* begin DATA EXTRACT *

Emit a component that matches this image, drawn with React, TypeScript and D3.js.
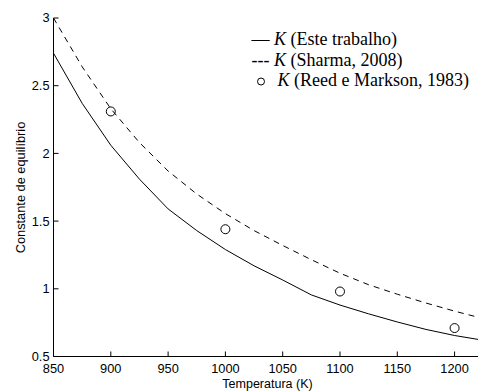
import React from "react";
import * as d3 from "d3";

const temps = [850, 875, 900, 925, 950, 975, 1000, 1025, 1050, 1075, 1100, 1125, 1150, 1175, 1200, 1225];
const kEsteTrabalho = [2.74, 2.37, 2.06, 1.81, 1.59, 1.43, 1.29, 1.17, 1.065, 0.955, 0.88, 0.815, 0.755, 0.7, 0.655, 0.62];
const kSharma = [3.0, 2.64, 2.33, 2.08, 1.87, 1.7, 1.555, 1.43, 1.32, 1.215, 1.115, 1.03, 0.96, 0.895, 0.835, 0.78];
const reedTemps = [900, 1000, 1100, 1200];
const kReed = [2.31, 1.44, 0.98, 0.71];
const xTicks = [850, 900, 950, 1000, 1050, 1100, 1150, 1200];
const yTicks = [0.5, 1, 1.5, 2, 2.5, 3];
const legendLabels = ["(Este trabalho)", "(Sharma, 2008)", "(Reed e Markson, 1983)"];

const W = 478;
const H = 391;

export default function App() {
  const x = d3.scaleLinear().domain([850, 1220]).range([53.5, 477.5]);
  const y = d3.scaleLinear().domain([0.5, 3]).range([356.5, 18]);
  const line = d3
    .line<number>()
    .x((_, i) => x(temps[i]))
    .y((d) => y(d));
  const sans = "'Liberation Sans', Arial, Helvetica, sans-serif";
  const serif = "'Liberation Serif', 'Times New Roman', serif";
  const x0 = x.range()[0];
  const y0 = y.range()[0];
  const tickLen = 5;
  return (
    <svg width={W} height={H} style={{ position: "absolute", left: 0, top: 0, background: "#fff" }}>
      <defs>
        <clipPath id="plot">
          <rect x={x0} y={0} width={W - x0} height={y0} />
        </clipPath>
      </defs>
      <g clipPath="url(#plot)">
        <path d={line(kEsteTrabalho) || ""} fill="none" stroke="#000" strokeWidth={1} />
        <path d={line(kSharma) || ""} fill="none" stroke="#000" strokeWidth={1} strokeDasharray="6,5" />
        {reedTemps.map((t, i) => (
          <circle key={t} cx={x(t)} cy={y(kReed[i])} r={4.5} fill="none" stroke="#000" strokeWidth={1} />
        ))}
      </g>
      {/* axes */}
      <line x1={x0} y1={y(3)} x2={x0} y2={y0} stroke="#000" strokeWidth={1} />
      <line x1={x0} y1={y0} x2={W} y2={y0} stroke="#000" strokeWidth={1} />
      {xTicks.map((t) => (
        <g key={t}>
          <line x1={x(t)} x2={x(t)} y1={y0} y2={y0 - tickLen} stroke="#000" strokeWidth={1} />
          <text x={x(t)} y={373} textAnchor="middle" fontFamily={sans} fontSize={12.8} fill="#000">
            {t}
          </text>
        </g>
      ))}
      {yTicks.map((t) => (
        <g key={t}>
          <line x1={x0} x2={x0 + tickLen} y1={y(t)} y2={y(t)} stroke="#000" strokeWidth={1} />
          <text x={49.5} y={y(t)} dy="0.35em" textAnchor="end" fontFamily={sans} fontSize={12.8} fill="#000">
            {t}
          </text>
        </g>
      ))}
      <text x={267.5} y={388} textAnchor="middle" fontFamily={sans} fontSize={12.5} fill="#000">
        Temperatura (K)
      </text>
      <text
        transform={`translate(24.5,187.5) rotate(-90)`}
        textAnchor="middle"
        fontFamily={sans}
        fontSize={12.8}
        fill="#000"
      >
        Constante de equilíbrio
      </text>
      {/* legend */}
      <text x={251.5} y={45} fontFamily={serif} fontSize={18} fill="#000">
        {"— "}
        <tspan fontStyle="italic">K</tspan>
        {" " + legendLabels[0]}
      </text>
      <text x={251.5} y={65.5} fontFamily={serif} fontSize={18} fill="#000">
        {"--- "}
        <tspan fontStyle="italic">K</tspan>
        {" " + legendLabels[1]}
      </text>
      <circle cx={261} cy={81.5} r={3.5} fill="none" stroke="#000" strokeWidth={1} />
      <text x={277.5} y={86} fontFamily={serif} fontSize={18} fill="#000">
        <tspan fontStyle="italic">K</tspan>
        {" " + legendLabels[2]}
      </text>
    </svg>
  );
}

* end DATA EXTRACT *

◆ DIRECTIONS FOR THIS TASK
Say how many lines have the string "React" in them, offering no words beyond the number.

◆ REPLY
2